### DATA
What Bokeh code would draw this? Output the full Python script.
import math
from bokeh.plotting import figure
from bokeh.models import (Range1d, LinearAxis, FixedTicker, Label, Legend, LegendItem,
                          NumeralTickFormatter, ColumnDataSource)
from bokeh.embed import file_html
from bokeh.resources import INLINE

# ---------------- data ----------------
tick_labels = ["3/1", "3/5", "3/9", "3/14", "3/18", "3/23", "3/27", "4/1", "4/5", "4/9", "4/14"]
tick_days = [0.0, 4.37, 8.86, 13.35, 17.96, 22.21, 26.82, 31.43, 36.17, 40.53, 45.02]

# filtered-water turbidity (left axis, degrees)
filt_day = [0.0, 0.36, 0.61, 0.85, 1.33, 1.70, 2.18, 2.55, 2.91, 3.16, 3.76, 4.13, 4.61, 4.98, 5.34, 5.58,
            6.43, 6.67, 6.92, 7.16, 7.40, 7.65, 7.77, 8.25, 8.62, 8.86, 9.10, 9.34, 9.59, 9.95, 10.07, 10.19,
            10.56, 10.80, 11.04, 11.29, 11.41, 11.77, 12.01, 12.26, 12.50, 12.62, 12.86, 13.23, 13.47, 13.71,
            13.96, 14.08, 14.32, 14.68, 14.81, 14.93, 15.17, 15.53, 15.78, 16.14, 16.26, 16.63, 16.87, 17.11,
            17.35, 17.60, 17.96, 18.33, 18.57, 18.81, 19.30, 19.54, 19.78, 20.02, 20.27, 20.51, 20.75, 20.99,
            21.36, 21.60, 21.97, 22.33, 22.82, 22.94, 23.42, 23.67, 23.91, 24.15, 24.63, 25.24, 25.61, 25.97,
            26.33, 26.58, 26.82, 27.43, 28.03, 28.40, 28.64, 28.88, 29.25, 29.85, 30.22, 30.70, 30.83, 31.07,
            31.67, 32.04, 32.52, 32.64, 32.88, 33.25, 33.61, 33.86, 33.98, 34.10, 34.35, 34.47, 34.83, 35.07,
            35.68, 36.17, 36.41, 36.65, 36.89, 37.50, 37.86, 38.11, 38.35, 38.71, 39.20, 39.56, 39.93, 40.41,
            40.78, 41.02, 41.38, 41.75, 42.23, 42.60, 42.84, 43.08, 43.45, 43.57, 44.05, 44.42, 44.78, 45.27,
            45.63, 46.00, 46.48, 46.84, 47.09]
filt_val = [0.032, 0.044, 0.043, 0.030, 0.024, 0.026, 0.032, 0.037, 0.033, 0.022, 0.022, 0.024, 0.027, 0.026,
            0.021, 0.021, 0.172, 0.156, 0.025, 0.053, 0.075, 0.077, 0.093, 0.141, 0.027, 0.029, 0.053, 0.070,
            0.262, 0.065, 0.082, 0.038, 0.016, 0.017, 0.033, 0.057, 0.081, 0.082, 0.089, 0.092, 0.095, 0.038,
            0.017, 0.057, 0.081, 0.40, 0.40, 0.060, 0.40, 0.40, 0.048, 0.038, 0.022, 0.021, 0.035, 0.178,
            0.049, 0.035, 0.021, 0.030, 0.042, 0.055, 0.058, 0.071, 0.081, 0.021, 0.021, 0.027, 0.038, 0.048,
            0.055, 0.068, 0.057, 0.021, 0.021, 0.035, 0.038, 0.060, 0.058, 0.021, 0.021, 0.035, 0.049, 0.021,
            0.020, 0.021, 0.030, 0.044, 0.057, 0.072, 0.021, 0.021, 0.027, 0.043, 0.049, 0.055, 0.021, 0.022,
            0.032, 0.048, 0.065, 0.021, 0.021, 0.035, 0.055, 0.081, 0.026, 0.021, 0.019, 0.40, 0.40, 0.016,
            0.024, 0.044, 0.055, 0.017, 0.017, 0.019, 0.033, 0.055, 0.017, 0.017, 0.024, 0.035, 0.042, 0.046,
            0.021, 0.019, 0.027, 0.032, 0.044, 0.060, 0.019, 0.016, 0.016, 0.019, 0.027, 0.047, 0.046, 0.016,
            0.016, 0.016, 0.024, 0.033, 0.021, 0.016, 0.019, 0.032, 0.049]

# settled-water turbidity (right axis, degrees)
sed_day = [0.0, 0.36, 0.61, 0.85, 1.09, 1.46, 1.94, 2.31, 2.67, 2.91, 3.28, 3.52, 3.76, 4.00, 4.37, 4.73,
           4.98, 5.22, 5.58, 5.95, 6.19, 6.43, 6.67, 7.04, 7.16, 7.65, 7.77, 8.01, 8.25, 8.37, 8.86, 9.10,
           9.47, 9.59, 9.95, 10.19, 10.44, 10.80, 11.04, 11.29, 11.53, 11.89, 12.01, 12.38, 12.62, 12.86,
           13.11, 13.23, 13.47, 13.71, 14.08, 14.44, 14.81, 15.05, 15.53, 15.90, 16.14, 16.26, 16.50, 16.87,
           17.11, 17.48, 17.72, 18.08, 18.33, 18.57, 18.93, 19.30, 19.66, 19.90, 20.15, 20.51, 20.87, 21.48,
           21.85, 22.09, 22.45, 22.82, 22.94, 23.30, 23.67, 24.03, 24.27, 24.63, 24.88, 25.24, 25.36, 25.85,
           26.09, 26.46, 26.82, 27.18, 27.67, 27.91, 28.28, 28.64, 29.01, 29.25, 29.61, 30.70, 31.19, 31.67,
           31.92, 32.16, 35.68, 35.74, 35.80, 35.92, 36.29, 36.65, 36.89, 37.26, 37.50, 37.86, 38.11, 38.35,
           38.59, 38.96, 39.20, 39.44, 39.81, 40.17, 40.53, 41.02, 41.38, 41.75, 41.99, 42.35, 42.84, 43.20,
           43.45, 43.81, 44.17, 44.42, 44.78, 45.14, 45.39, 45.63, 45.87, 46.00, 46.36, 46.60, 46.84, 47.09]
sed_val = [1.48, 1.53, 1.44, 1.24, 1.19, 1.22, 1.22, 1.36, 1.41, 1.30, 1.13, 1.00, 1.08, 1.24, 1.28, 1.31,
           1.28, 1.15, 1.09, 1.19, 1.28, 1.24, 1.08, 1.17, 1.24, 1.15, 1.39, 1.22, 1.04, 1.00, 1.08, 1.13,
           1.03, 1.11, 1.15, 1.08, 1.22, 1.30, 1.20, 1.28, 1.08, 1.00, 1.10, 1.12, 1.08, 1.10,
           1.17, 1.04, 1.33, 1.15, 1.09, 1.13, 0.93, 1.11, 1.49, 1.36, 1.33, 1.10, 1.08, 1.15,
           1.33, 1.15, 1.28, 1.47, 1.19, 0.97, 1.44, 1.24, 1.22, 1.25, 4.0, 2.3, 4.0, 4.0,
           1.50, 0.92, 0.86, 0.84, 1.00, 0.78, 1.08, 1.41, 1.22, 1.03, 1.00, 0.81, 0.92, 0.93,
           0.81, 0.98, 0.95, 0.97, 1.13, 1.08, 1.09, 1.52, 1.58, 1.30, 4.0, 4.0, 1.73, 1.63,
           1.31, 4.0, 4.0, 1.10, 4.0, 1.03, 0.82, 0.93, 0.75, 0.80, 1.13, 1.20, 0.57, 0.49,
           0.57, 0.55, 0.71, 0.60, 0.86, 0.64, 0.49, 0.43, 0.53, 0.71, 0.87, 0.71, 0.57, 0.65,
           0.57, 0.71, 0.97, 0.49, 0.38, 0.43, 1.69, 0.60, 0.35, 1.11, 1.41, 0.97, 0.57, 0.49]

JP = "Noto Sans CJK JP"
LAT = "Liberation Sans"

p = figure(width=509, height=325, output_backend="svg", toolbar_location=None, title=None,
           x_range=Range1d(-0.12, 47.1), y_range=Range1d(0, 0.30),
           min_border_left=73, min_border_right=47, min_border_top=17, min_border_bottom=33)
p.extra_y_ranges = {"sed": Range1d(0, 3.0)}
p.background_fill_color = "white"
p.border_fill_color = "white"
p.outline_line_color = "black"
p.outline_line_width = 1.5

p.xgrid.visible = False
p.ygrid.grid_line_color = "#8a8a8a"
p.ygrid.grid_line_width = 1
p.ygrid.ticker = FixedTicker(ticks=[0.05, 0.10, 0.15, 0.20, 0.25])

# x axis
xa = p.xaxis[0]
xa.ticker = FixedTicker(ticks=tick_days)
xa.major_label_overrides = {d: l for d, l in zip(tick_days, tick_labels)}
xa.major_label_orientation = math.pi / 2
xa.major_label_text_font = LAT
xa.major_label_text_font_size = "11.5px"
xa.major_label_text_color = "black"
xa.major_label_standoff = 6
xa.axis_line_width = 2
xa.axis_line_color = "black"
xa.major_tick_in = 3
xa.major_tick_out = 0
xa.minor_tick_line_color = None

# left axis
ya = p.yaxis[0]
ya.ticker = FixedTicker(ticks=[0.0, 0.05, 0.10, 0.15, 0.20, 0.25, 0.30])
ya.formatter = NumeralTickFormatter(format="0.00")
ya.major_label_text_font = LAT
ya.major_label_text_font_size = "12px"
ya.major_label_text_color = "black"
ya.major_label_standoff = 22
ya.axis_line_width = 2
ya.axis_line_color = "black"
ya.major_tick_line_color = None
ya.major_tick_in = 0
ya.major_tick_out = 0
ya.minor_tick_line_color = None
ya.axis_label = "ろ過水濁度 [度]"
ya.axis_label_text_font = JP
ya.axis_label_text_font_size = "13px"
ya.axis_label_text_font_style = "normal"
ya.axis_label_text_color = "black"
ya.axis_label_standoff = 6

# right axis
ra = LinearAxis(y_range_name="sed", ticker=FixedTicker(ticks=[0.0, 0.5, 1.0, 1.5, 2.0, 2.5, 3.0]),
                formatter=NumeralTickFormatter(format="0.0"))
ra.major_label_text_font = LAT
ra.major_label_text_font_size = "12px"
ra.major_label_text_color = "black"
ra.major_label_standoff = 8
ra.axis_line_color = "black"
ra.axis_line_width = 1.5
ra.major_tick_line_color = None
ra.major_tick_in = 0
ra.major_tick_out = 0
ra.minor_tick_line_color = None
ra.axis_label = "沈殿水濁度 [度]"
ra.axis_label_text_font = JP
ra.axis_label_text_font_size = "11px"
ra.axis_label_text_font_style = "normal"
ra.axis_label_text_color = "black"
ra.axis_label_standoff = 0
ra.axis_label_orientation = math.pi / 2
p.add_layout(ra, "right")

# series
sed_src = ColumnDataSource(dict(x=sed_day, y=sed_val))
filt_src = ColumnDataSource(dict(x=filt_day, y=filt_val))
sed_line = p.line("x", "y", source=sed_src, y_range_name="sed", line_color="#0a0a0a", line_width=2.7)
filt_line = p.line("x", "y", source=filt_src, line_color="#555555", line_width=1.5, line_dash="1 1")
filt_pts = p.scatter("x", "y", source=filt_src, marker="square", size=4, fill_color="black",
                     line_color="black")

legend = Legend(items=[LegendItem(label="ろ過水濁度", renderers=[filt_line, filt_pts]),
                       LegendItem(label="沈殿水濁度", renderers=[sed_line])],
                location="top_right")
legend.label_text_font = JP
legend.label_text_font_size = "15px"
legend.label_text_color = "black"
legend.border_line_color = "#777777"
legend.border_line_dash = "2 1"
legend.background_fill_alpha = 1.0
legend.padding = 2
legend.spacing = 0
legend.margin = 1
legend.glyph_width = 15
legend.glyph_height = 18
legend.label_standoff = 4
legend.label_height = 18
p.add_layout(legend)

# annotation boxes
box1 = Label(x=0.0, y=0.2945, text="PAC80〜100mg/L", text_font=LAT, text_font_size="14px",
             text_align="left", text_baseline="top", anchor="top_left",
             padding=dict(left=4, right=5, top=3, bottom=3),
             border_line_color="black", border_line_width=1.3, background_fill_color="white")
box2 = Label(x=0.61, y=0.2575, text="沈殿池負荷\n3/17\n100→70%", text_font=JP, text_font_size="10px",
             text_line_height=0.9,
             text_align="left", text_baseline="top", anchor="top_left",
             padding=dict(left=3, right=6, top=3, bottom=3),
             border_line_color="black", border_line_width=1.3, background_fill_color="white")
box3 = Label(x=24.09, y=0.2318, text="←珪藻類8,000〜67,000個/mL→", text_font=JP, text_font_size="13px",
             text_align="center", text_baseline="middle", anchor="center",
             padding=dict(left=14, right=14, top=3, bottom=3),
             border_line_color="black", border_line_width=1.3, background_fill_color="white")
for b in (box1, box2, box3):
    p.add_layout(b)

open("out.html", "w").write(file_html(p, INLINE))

### EXERCISE INSTRUCTIONS
Write out, exactly and with nothing else, the lines of the listing above from its first line through the line with "36.17, 40.53, 45.02]".

### TASK RESPONSE
What Bokeh code would draw this? Output the full Python script.
import math
from bokeh.plotting import figure
from bokeh.models import (Range1d, LinearAxis, FixedTicker, Label, Legend, LegendItem,
                          NumeralTickFormatter, ColumnDataSource)
from bokeh.embed import file_html
from bokeh.resources import INLINE

# ---------------- data ----------------
tick_labels = ["3/1", "3/5", "3/9", "3/14", "3/18", "3/23", "3/27", "4/1", "4/5", "4/9", "4/14"]
tick_days = [0.0, 4.37, 8.86, 13.35, 17.96, 22.21, 26.82, 31.43, 36.17, 40.53, 45.02]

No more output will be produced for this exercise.